Indirect Assessment of Related Party Interests
The Board decided to eliminate the proposed rebuttable presumption that
indirect interests held by related parties of the decision maker should
be considered on a proportionate basis, which could be overcome based on
a qualitative assessment. The Board decided instead to require that
indirect interests always be considered on a proportionate basis with
one exception: when the related party entities are under common control,
in which case indirect interest should be considered in its entirety.
Pro Rata Consolidation
The Board decided that entities that currently apply the pro rata method
of consolidation should be allowed to continue applying that method of
consolidation.
Impact on Accounting Standards Update 2014-01
The Board decided to provide a specific scope exception from certain
VIE related party guidance for legal entities within the scope of
Accounting Standards Update No. 2014-01, Investments—Equity Method and Joint Ventures (Topic 323): Accounting for Investments in Qualified Affordable Housing Projects.
Specifically, these entities would not be required to apply the
guidance in which a related party of the decision maker that receives
substantially all of the activities of the VIE must consolidate the VIE.

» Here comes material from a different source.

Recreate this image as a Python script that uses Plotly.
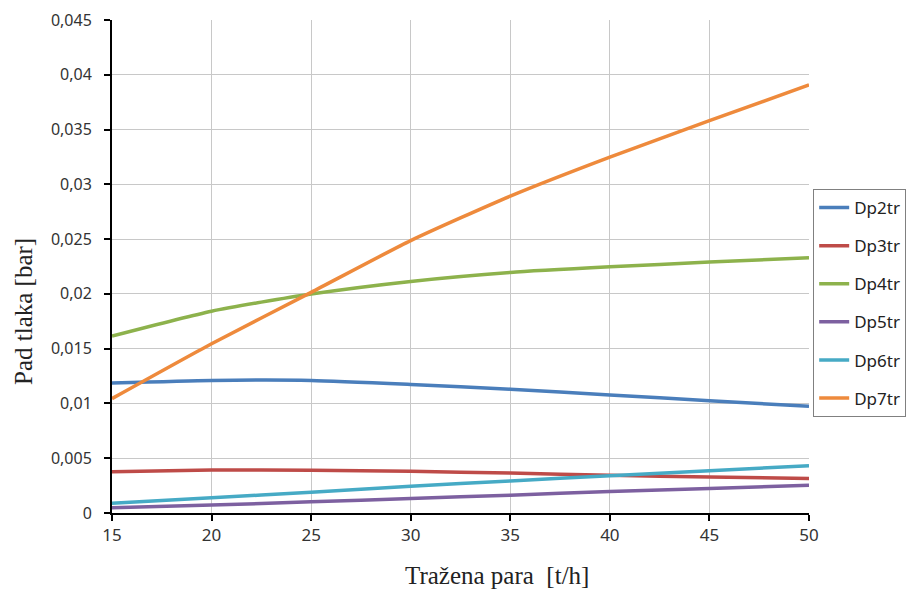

Related Party Guidance for a Single Decision Maker versus Shared Power
The Board decided that the changes made to the assessment of related
party relationships should continue to be limited to situations in which
a single reporting entity has the power to direct the activities of a
VIE that most significantly impact the VIE´s economic performance and
should not extend to situations in which power is shared.
Deconsolidation
The Board decided that, at transition, fair value may be used when it is
not practicable for a reporting entity to determine the carrying amount
of the retained interest in a deconsolidated legal entity.
Employee Share-Based Payment Accounting Improvements.
The Board discussed whether the accounting by private companies might
be simplified by providing one or more practical expedients in the
following areas:
- Estimating the expected term of an award
- Classifying awards with repurchase features
- Measuring awards classified as liabilities at intrinsic value.
The Board also discussed which entities would be allowed to apply both existing and any potentially new practical expedients.
The Board deferred any technical decisions until after it has received
and considered the input from the Private Company Council.